Re: buying a house – Do what’s right for you and your family. There’s more to the decision than just investment value.
The “can I rent it out if push came to shove” is a useful test for getting a grip on your comfort level with a purchase – here are a couple other ways to think about it (and keeping in mind that if you’re looking at buying in a NYC co-op, for example, the “rent it out” exercise will be next to meaningless if your co-op doesn’t let you sublet):
1. Immediate cashflow impacts: what’s going to save you money in some window of time meaningful for you (probably a number less than 30 years for most folks), assuming you get NO benefit from appreciation. For example, what’s your current total housing cost (rent, utilities, cost of transportation to work, etc.) versus your total housing cost as a home owner (mortgage, maintenance, utilities, cost of transportation to work, and net out your tax benefits from ownership). If you can buy at or less than what you spend on housing today, seems like that’s a pretty positive indication.

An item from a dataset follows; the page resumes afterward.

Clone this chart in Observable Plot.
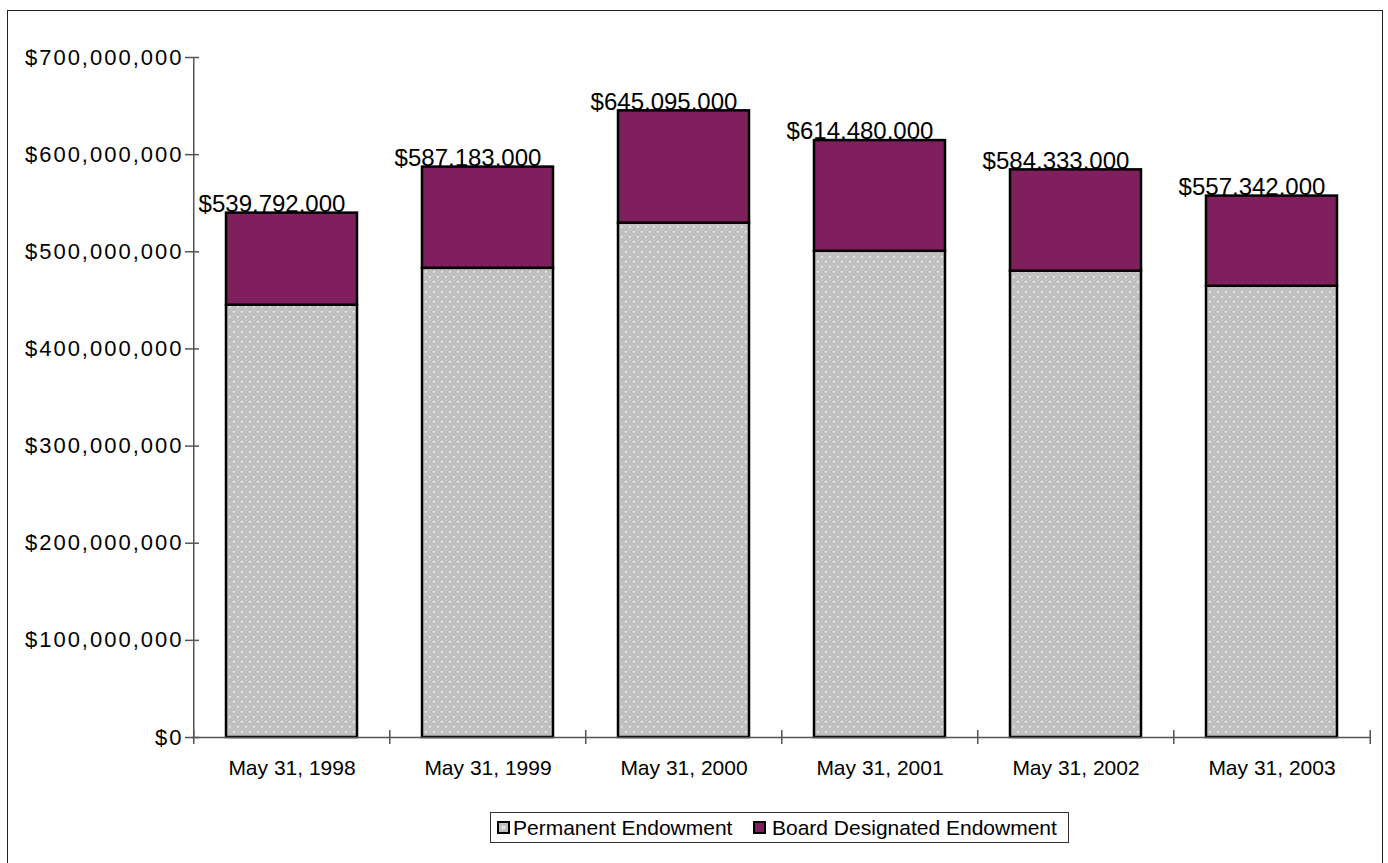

2. Cost per square foot comparison – if you’re going from renting a studio to buying a 1 BR, maybe you’re willing to spend more total dollars on housing – Are you getting reasonable value when you index the total housing cost by the size of the apartment?
3. Does the fixed-ness of the 30-year fixed mortgage mean anything for you? A little predictability is a nice thing, and if you’re a renter, you may think about the security of your tenure. If you buy, the housing portion of your budget planning is pretty much totally in your control for as long as you like – there’s no having to move because the landlord decides he’d rather rent to his cousin. Maybe knowing what your bottom line housing cost will be for-practically-ever will be particularly reassuring if you decided to change careers into a lower paying (but higher karma) field.
4. Last but not least – personal timing. Do you need the space in the next couple years? Are you able to take advantage of any first time home buyer incentive programs that are available today and may not be around later? Do you want to lock in a school district in time for preschool admission?